Among Women, Smoking Is Especially Destructive
06/27/01
Diane Stover is the chief of pulmonary medicine at Memorial Sloan- Kettering Cancer Center in New York. Eighty percent of the diseases she treats are related to smoking. And she's got a special warning for women: Smoking hurts you more than it hurts men,
In March, Surgeon General David Satcher released a report on women and smoking that backs her up. It showed that smoking was about the worst thing a woman could do for her own health, the health of a fetus, or the health of any small children exposed to her secondary smoke.
About five years ago, when her daughter started middle school, Stover was shocked to see children standing outside the school, smoking. She also was embarrassed that she didn't know then that 6,000 kids start smoking every day, and 3,000 of them become chronic smokers. The upshot was the formation of an American College of Chest Physicians task force to look for ways of getting women and girls off the weed.
The most dreaded disease among women is breast cancer, and for good reason. But statistics tell us that lung cancer kills more women than breast, uterine and ovarian cancer combined. The task force set about underscoring the specific health hazards to women and girls who smoke, with an emphasis on preventing children from starting to smoke in the first place.
"There's data that shows girls may be more susceptible to the effects of tobacco when they are adolescents, as opposed to boys whose lung growth span is much longer," Stover says. "During the fertile years, if a woman wants to become pregnant, it takes, on average, a year longer if she smokes. The saddest part for the passive smoker is the fetus. There are 4,000 chemicals in cigarettes, 50 of which are cancer-causing."

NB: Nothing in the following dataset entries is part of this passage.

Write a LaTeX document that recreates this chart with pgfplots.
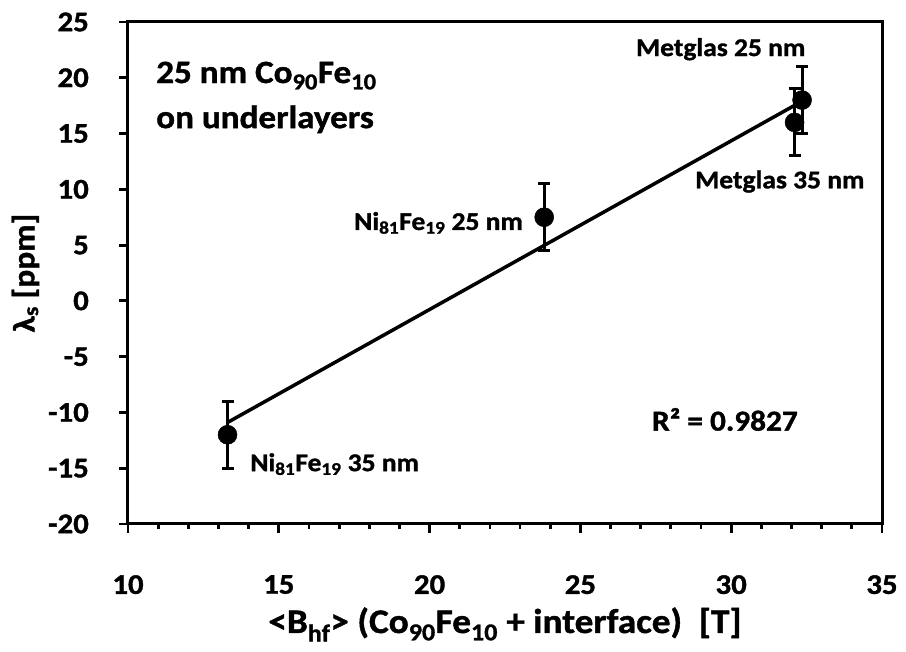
\documentclass[border=0pt]{standalone}
\usepackage{pgfplots}
\pgfplotsset{compat=1.18}
\usepackage{fontspec}
\setmainfont{Carlito}[BoldFont={Carlito Bold}, BoldFeatures={FakeStretch=1.08, FakeBold=1.2}]

% magnetostriction vs hyperfine field
\pgfplotstableread{
x      y     e
13.3  -12.0  3
23.8    7.5  3
32.1   16.0  3
32.35  18.0  3
}\lambdadata

\begin{document}
\begin{tikzpicture}
\useasboundingbox (-128pt,-128pt) rectangle (778pt,524pt);
\begin{axis}[
  scale only axis,
  width=754pt, height=502pt,
  xmin=10, xmax=35, ymin=-20, ymax=25,
  xtick={10,15,...,35}, ytick={-20,-15,...,25},
  minor x tick num=4,
  xtick pos=left, ytick pos=left,
  tick align=outside,
  major tick length=9pt, minor tick length=5pt,
  every tick/.style={black, line width=2.8pt},
  axis line style={black, line width=3pt},
  /pgf/number format/assume math mode=true,
  ticklabel style={font=\fontsize{28.5}{34}\selectfont\bfseries},
  yticklabel style={anchor=east, inner sep=0pt, xshift=-30pt},
  xticklabel style={anchor=north, inner sep=0pt, yshift=-42pt},
  xlabel={<B\textsubscript{hf}> (Co\textsubscript{90}Fe\textsubscript{10} + interface)\ \ [T]},
  xlabel style={at={(rel axis cs:0.5,0)}, anchor=base, yshift=-109pt,
    font=\fontsize{34.5}{40}\selectfont\bfseries},
  ylabel={λ\textsubscript{s} [ppm]},
  ylabel style={at={(axis description cs:-0.136,0.5)}, anchor=center,
    font=\fontsize{31}{36}\selectfont\bfseries},
  clip=false,
]
% data points with ±3 ppm error bars
\addplot[only marks, mark=*, mark size=9.5pt, mark options={fill=black, draw=black, line width=0.5pt},
  error bars/.cd, y dir=both, y explicit,
  error bar style={line width=3pt, black},
  error mark options={rotate=90, mark size=6pt, line width=3pt, black}]
  table[x=x, y=y, y error=e] {\lambdadata};
% linear fit
\addplot[black, line width=3.5pt, no marks] coordinates {(13.3,-10.9) (32.35,17.9)};

\node[anchor=base west, inner sep=0pt, font=\fontsize{32.5}{38}\selectfont\bfseries] at (axis cs:10.93,19.53)
  {25 nm Co\textsubscript{90}Fe\textsubscript{10}};
\node[anchor=base west, inner sep=0pt, font=\fontsize{32.5}{38}\selectfont\bfseries] at (axis cs:10.93,15.49)
  {on underlayers};
\node[anchor=base west, inner sep=0pt, font=\fontsize{29}{34}\selectfont\bfseries] at (axis cs:27.37,-11.63)
  {R² = 0.9827};
\node[anchor=base west, inner sep=0pt, font=\fontsize{25.5}{30}\selectfont\bfseries] at (axis cs:26.84,21.95)
  {Metglas 25 nm};
\node[anchor=base west, inner sep=0pt, font=\fontsize{25.5}{30}\selectfont\bfseries] at (axis cs:28.80,10.09)
  {Metglas 35 nm};
\node[anchor=base east, inner sep=0pt, font=\fontsize{25.5}{30}\selectfont\bfseries] at (axis cs:23.10,6.36)
  {Ni\textsubscript{81}Fe\textsubscript{19} 25 nm};
\node[anchor=base west, inner sep=0pt, font=\fontsize{25.5}{30}\selectfont\bfseries] at (axis cs:14.05,-15.26)
  {Ni\textsubscript{81}Fe\textsubscript{19} 35 nm};
\end{axis}
\end{tikzpicture}
\end{document}
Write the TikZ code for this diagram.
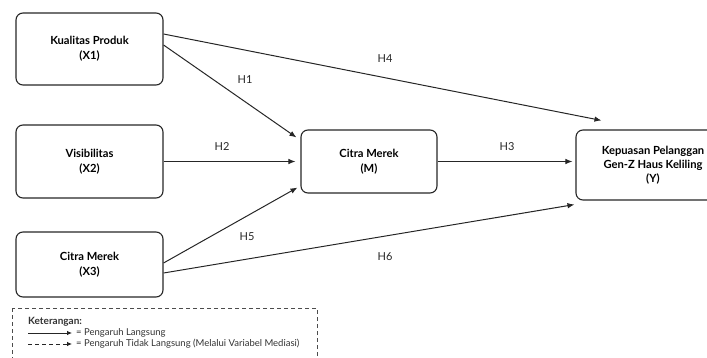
\documentclass[tikz,border=0pt]{standalone}
\usepackage{fontspec}
\setmainfont{Lato}
\usetikzlibrary{arrows.meta}

\begin{document}
\begin{tikzpicture}[x=1pt,y=-1pt,
    varbox/.style={draw=black!85,line width=1.1pt,rounded corners=7pt,align=center,
      inner sep=0pt,font=\fontsize{11.2}{15}\selectfont\bfseries},
    link/.style={draw=black!85,line width=1pt,-{Latex[length=7pt,width=5.5pt]}},
    hlabel/.style={font=\fontsize{11}{12}\selectfont,text=black!85},
    legendtext/.style={anchor=west,inner sep=0pt,font=\fontsize{9.5}{11}\selectfont,text=black!80}]

  \useasboundingbox (0,0) rectangle (707,358);
  \clip (0,0) rectangle (707,358);

  % Independent variables
  \node[varbox,minimum width=147pt,minimum height=72pt] (x1) at (89.5,49)    {Kualitas Produk\\(X1)};
  \node[varbox,minimum width=147pt,minimum height=73pt] (x2) at (89.5,161.5) {Visibilitas\\(X2)};
  \node[varbox,minimum width=147pt,minimum height=65pt] (x3) at (89.5,264.5) {Citra Merek\\(X3)};

  % Mediator
  \node[varbox,minimum width=136pt,minimum height=63pt] (m) at (369,161.5) {Citra Merek\\(M)};

  % Dependent variable
  \node[varbox,minimum width=154pt,minimum height=70pt,font=\fontsize{11.2}{14}\selectfont\bfseries] (y) at (653,165)
    {Kepuasan Pelanggan\\Gen-Z Haus Keliling\\(Y)};

  % Arrow end points
  \coordinate (x1a) at ([yshift=15pt]x1.east);
  \coordinate (x1b) at ([yshift=4pt]x1.east);
  \coordinate (x3a) at ([yshift=1.5pt]x3.east);
  \coordinate (x3b) at ([yshift=-8.5pt]x3.east);
  \coordinate (mtop) at ([xshift=-4pt,yshift=-8pt]m.north west);
  \coordinate (mbot) at ([xshift=-3pt,yshift=6pt]m.south west);
  \coordinate (ytop) at ([xshift=26pt,yshift=9pt]y.north west);
  \coordinate (ybot) at ([xshift=-1pt,yshift=-4pt]y.south west);

  % Direct paths
  \draw[link] (x1b) -- (mtop);
  \draw[link,shorten >=5pt] (x2.east) -- (m.west);
  \draw[link] (x3a) -- (mbot);
  \draw[link,shorten >=3pt] (m.east) -- (m.east -| y.west);
  \draw[link] (x1a) -- (ytop);
  \draw[link] (x3b) -- (ybot);

  % Hypothesis labels
  \node[hlabel] (h1) at (245,80)  {H1};
  \node[hlabel] (h2) at (222,147) {H2};
  \node[hlabel] (h3) at (507,147) {H3};
  \node[hlabel] (h4) at (385,59)  {H4};
  \node[hlabel] (h5) at (247,237) {H5};
  \node[hlabel] (h6) at (385,257) {H6};

  % Legend
  \draw[draw=black!70,line width=0.7pt,dash pattern=on 4pt off 3pt] (12,308) rectangle (317,372);
  \node[legendtext,font=\fontsize{10}{11}\selectfont\bfseries] (ket) at (28,322) {Keterangan:};
  \coordinate (la1) at (28,333);
  \coordinate (lb1) at (72,333);
  \coordinate (la2) at (28,344);
  \coordinate (lb2) at (72,344);
  \draw[draw=black!85,line width=0.8pt,-{Latex[length=5pt,width=4.5pt]}] (la1) -- (lb1);
  \draw[draw=black!85,line width=0.8pt,dash pattern=on 4pt off 3pt,-{Latex[length=5pt,width=4.5pt]}] (la2) -- (lb2);
  \node[legendtext] (lt1) at (76,333) {= Pengaruh Langsung};
  \node[legendtext] (lt2) at (76,344) {= Pengaruh Tidak Langsung (Melalui Variabel Mediasi)};

\end{tikzpicture}
\end{document}
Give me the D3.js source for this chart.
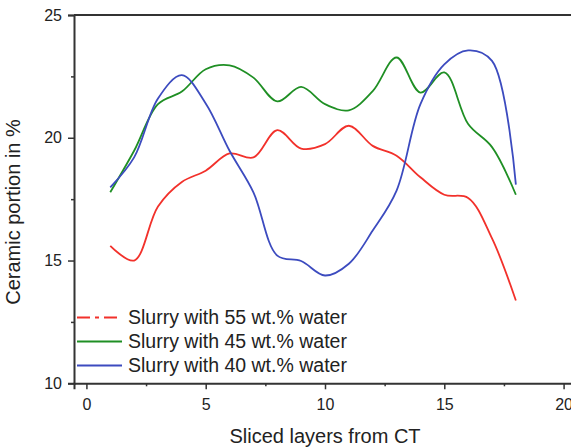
<!DOCTYPE html>
<html>
<head>
<meta charset="utf-8">
<script src="https://cdn.jsdelivr.net/npm/d3@7"></script>
<style>
  html, body { margin: 0; padding: 0; background: #fff; }
  svg { display: block; font-family: "Liberation Sans", Arial, sans-serif; }
</style>
</head>
<body>
<svg id="chart" width="571" height="447"></svg>
<script>
// Slice index along the CT scan
const layers = [1, 2, 3, 4, 5, 6, 7, 8, 9, 10, 11, 12, 13, 14, 15, 16, 17, 18];

// Ceramic portion (%) per slice for each slurry
const water55 = [15.6, 15.0, 17.2, 18.2, 18.66, 19.36, 19.2, 20.31, 19.56, 19.74, 20.49, 19.67, 19.27, 18.39, 17.68, 17.55, 15.9, 13.37];
const water45 = [17.78, 19.47, 21.37, 21.88, 22.79, 22.95, 22.45, 21.48, 22.07, 21.37, 21.12, 21.9, 23.27, 21.84, 22.66, 20.56, 19.62, 17.68];
const water40 = [17.98, 19.2, 21.6, 22.55, 21.4, 19.47, 17.78, 15.2, 14.98, 14.39, 14.87, 16.22, 17.85, 21.37, 22.99, 23.56, 23.13, 18.09];

const seriesNames = ["Slurry with 55 wt.% water", "Slurry with 45 wt.% water", "Slurry with 40 wt.% water"];
const seriesColors = ["#f2312b", "#1f8f24", "#3c4bbf"];

const xTicks = [0, 5, 10, 15, 20];
const yTicks = [10, 15, 20, 25];

const svg = d3.select("#chart");

const x = d3.scaleLinear().domain([-0.52, 20.52]).range([74, 576]);
const y = d3.scaleLinear().domain([10, 25]).range([383.3, 15]);

const axisColor = "#333";
const textColor = "#222";

// frame: top edge
svg.append("line")
  .attr("x1", x.range()[0]).attr("x2", x.range()[1])
  .attr("y1", y(25)).attr("y2", y(25))
  .attr("stroke", axisColor).attr("stroke-width", 2);

// bottom axis with minor ticks
svg.append("g").attr("transform", `translate(0,${y(10)})`)
  .call(d3.axisBottom(x).tickValues(xTicks).tickFormat(d3.format("d")).tickSize(6).tickPadding(9));
svg.append("g").attr("transform", `translate(0,${y(10)})`)
  .call(d3.axisBottom(x).tickValues([2.5, 7.5, 12.5, 17.5]).tickFormat("").tickSize(3))
  .call(g => g.select(".domain").remove());

// left axis with minor ticks
svg.append("g").attr("transform", `translate(${x.range()[0]},0)`)
  .call(d3.axisLeft(y).tickValues(yTicks).tickFormat(d3.format("d")).tickSize(6).tickPadding(6));
svg.append("g").attr("transform", `translate(${x.range()[0]},0)`)
  .call(d3.axisLeft(y).tickValues([12.5, 17.5, 22.5]).tickFormat("").tickSize(3))
  .call(g => g.select(".domain").remove());

svg.selectAll(".domain").attr("stroke", axisColor).attr("stroke-width", 2);
svg.selectAll(".tick line").attr("stroke", axisColor).attr("stroke-width", 1.5);
svg.selectAll(".tick text").attr("fill", textColor).attr("font-size", 16)
  .attr("font-family", "'Liberation Sans', Arial, sans-serif");

// axis titles
svg.append("text")
  .attr("x", 325).attr("y", 442.5)
  .attr("text-anchor", "middle")
  .attr("font-size", 20).attr("fill", textColor)
  .text("Sliced layers from CT");

svg.append("text")
  .attr("transform", `translate(19.5,212) rotate(-90)`)
  .attr("text-anchor", "middle")
  .attr("font-size", 20).attr("fill", textColor)
  .text("Ceramic portion in %");

// series curves
const line = d3.line()
  .x((d, i) => x(layers[i]))
  .y(d => y(d))
  .curve(d3.curveCatmullRom.alpha(0.5));

const allSeries = [water55, water45, water40];
svg.append("g").selectAll("path")
  .data(allSeries)
  .join("path")
  .attr("d", d => line(d))
  .attr("fill", "none")
  .attr("stroke", (d, i) => seriesColors[i])
  .attr("stroke-width", 1.8);

// legend
const legend = svg.append("g");
const rowY = [317.5, 341.5, 365.5];
seriesNames.forEach((name, i) => {
  legend.append("line")
    .attr("x1", 77).attr("x2", 122)
    .attr("y1", rowY[i]).attr("y2", rowY[i])
    .attr("stroke", seriesColors[i])
    .attr("stroke-width", 1.8)
    .attr("stroke-dasharray", i === 0 ? "13,5,4,5" : null);
  legend.append("text")
    .attr("x", 128).attr("y", rowY[i])
    .attr("dy", "0.35em")
    .attr("font-size", 19.5).attr("fill", textColor)
    .text(name);
});
</script>
</body>
</html>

Women who smoke have more miscarriages, and their babies have higher rates of upper-respiratory disease. Now evidence shows a higher incidence of sudden infant death syndrome among babies whose mothers smoke. Children exposed to secondhand smoke, Stover says, are more prone to middle-ear infections, upper- and lower-chest infections and asthma. "The effects on children are really devastating," she says.
Despite our feminist utopian ideals about parenthood, mothers spend more time with young children than fathers, in most cases, and exposure to mothers' secondhand smoke is more of a health problem than exposure to fathers' smoke.
As female smokers age, "menopause happens earlier, and there is an acceleration of osteoporosis," Stover says. "Then lung cancer comes into play. Women seem to be at increased risk of developing lung cancer as compared to men."
Studies suggest that men handle the cancer-causing products in smoke differently from women, she says. They excrete these products more easily in urine. "In women they tend to stay around and are transformed into more cancer-causing products in the body." The reasons are unclear, Stover says. "There is good data that, cigarette for cigarette, women seem to be at least 1.5 to 1.7 times at risk of developing lung cancer as compared to men," she said.
Women also tend to develop lung cancer with less time smoking than men, Stover says. "Years ago, we didn't know all of this," she says. "Now we know."
Smoking has increased among adolescent girls, she says, even though they have been exposed to smoking-prevention programs in school. "One of the biggest problems is the effects of tobacco do not happen immediately. Heart disease, emphysema, cancer are things that take 20 to 30 years to develop. When I talk to kids, they say, I'm going to stop before bad things happen. But once addicted to nicotine, it's very difficult to stop. If someone doesn't start smoking before they are 18 or 20, the likelihood is they will not become lifelong smokers. That's why advertising hones in on kids. If you don't hook them early, they won't be hooked. Our kids are replacement smokers for" the half-million people who die each year from smoking-related illnesses, she says. "One out of every three people who smoke are going to die of a smoking-related illness," she says, and they die prematurely.
Stover cautions women on birth control pills not to smoke. They are at higher risk of strokes and heart attacks. Perhaps her most sobering warning to those of us who ever smoked is that half of the people pulmonary physicians see with lung cancer stopped smoking 20 years ago.
On the plus side, she says, damage to the vascular system among people who smoke "is totally reversible" if they quit. Women who quit smoking avoid damaging their fetuses and young children.
These are some of the points she plans to make at a briefing today for the Congressional Caucus on Women's Issues. Rep. Judy Biggert (R-Ill.), co-chair of the caucus, says the purpose of the briefing is to decide whether the issue of women and smoking is one that the caucus will identify for special attention. All 63 females in the House are members of the caucus, and the caucus picks bipartisan issues "that we can agree on," she says.
The surgeon general's office has had an enormous impact on smoking. It now has all the research necessary to do a public education campaign showing that smoking has particularly dreadful effects on women.
Lung cancer, just to cite one example, is a bipartisan disease. The caucus and the surgeon general, who also will brief the caucus, ought to come up with a plan to make American women and girls as aware of the terrible effects of smoking on them as they are aware of the terrible effects of AIDS. They are both silent killers, and both can be avoided.